Прежде всего, Чистяков сам оказался в ужасных бытовых условиях, которые не устает описывать: «Так вот и живем… топчан с сенным матрасом, казенное одеяло, стол на 3-х ножках, да 1 скрипучая табуретка, у которой каждый деть приходится кирпичом заколачивать выезжающие гвозди. Керосиновая лампа с разбитым стеклом и бумажным из газеты абажуром. Полка из куска доски обтянута газетой. Стены частью голые, частью оклеены бумагой от цемента. Всегда сыпется с потолка песок, и щели в оконных рамах, в двери и пазах стен.
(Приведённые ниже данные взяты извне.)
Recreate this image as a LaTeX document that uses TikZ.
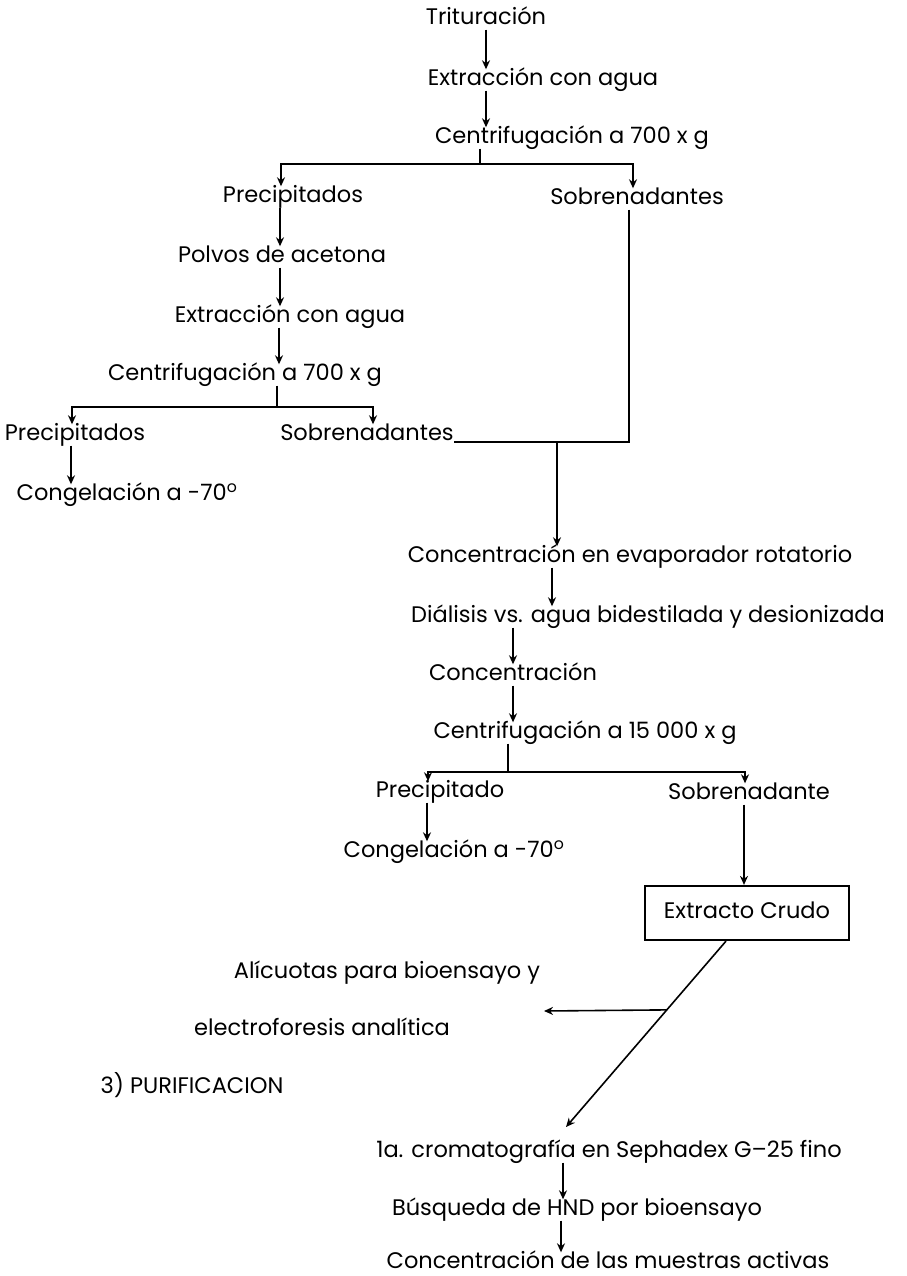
\documentclass[tikz,border=0pt]{standalone}
\usepackage{fontspec}
\setmainfont{Poppins}
\usetikzlibrary{arrows.meta}

\tikzset{
    paso/.style={font=\fontsize{22.5}{26}\selectfont, inner sep=0pt, text height=16pt, text depth=5pt},
    flecha/.style={-{Stealth[length=9pt, width=8pt]}, line width=1.6pt},
    linea/.style={line width=1.6pt},
    caja/.style={paso, draw, line width=2.2pt, minimum width=204pt, minimum height=54pt}
}

\begin{document}
\begin{tikzpicture}[x=1pt, y=-1pt]
        % \draw[help lines, step=50] (0,0) grid (906, 1276);
        \useasboundingbox[fill=white] (0,0) rectangle (906,1276);

        \node[paso] (tri)  at (486, 19)  {Trituración};
        \node[paso] (ext1) at (543, 80)  {Extracción con agua};
        \node[paso] (cen1) at (572, 138) {Centrifugación a 700 x g};
        \node[paso] (pre1) at (293, 197) {Precipitados};
        \node[paso] (sob1) at (637, 199) {Sobrenadantes};
        \node[paso] (pol)  at (282, 257) {Polvos de acetona};
        \node[paso] (ext2) at (290, 317) {Extracción con agua};
        \node[paso] (cen2) at (245, 375) {Centrifugación a 700 x g};
        \node[paso] (pre2) at (75, 435)  {Precipitados};
        \node[paso] (sob2) at (367, 435) {Sobrenadantes};
        \node[paso] (con2) at (127, 495) {Congelación a -70\textsuperscript{o}};

        \node[paso] (eva)  at (630, 557) {Concentración en evaporador rotatorio};
        \node[paso] (dia)  at (648, 617) {Diálisis vs. agua bidestilada y desionizada};
        \node[paso] (conc) at (513, 675) {Concentración};
        \node[paso] (cen3) at (585, 733) {Centrifugación a 15 000 x g};
        \node[paso] (pre3) at (440, 792) {Precipitado};
        \node[paso] (sob3) at (749, 794) {Sobrenadante};
        \node[paso] (con3) at (454, 852) {Congelación a -70\textsuperscript{o}};
        \node[caja] (cru)  at (747, 913) {Extracto Crudo};

        \node[paso] (ali)  at (387, 973)  {Alícuotas para bioensayo y};
        \node[paso] (ele)  at (322, 1030) {electroforesis analítica};
        \node[paso] (pur)  at (192, 1088) {3) PURIFICACION};
        \node[paso] (cro)  at (609, 1152) {1a. cromatografía en Sephadex G--25 fino};
        \node[paso] (bus)  at (577, 1210) {Búsqueda de HND por bioensayo};
        \node[paso] (cmu)  at (608, 1263) {Concentración de las muestras activas};

        \coordinate (j1) at (480, 164);
        \coordinate (j2) at (277, 407);
        \coordinate (j3) at (557, 442);
        \coordinate (j4) at (508, 772);
        \coordinate (d1) at (566, 1127);
        \coordinate (d3) at (544, 1011);

        \draw[flecha] (tri.south) -- (tri.south |- ext1.north);
        \draw[flecha] (tri.south |- ext1.south) -- (tri.south |- cen1.north);
        \draw[linea] (cen1.south -| j1) -- (j1);
        \draw[flecha] (j1) -| ([xshift=-12pt]pre1.north);
        \draw[flecha] (j1) -| ([xshift=-4pt]sob1.north);

        \draw[flecha] ([xshift=-13pt]pre1.south) -- ([xshift=-13pt]pre1.south |- pol.north);
        \draw[flecha] ([xshift=-2pt]pol.south) -- ([xshift=-2pt]pol.south |- ext2.north);
        \draw[flecha] ([xshift=-11pt]ext2.south) -- ([xshift=-11pt]ext2.south |- cen2.north);
        \draw[linea] (cen2.south -| j2) -- (j2);
        \draw[flecha] (j2) -| ([xshift=-3pt]pre2.north);
        \draw[flecha] (j2) -| ([xshift=6pt]sob2.north);
        \draw[flecha] ([xshift=-4pt]pre2.south) -- ([xshift=-4pt]pre2.south |- con2.north);

        \draw[linea] ([xshift=-8pt]sob1.south) |- ([yshift=-7pt]sob2.east);
        \draw[flecha] (j3) -- (eva.north -| j3);
        \draw[flecha] ([xshift=-78pt]eva.south) -- ([xshift=-78pt]eva.south |- dia.north);
        \draw[flecha] (conc.north |- dia.south) -- (conc.north);
        \draw[flecha] (conc.south) -- (conc.south |- cen3.north);
        \draw[linea] (cen3.south -| j4) -- (j4);
        \draw[flecha] (j4) -| ([xshift=-12pt]pre3.north);
        \draw[flecha] (j4) -| ([xshift=-4pt]sob3.north);
        \draw[flecha] ([xshift=-13pt]pre3.south) -- ([xshift=-13pt]pre3.south |- con3.north);
        \draw[flecha] ([xshift=-5pt]sob3.south) -- ([xshift=-5pt]sob3.south |- cru.north);

        \draw[flecha] ([xshift=-21pt]cru.south) -- coordinate[pos=0.37] (d2) (d1);
        \draw[flecha] (d2) -- (d3);
        \draw[flecha] ([xshift=-46pt]cro.south) -- ([xshift=-46pt]cro.south |- bus.north);
        \draw[flecha] ([xshift=-16pt]bus.south) -- ([xshift=-16pt]bus.south |- cmu.north);

    \end{tikzpicture}
\end{document}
Буржуйка. Пока топят, то одному боку тепло. Что к печке, то на Южном полюсе, что от печки, то на Северном».
Едва ли не на каждой странице дневника мы читаем про тяжелый климат, отвратительное жилье, где ночью от холода волосы прилипают ко лбу, отсутствие бани, нормальной еды. Чистякова постоянно мучает простуда, боли в желудке, ревматизм. Он командует взводом охраны, он — самое низшее в этой системе командное звено, и тяжесть своего положения он ощущает с двух сторон. С одной стороны — грубые, безграмотные, пьяные стрелки, многие из которых тоже заключенные (осужденные на небольшие сроки) или бывшие заключенные, с которыми он не может найти общего языка: «Помещение ВОХР. Топчаны, цветные одеяла, безграмотные лозунги и кто в летней, кто в зимней гимнастерке, кто в своем пиджаке, кто в ватнике, подпоясаны кто веревочкой, кто ремнем, кто брезентовым поясом. Курят, лежа на постели. Двое схватились и, образовав клубок, катаются, один задрав кверху ноги, смеется, смеется неистово, надрывно. Лежит и пилит на гармошке страдания. Горланит: „Мы работы не боимся, а на работу не пойдем“».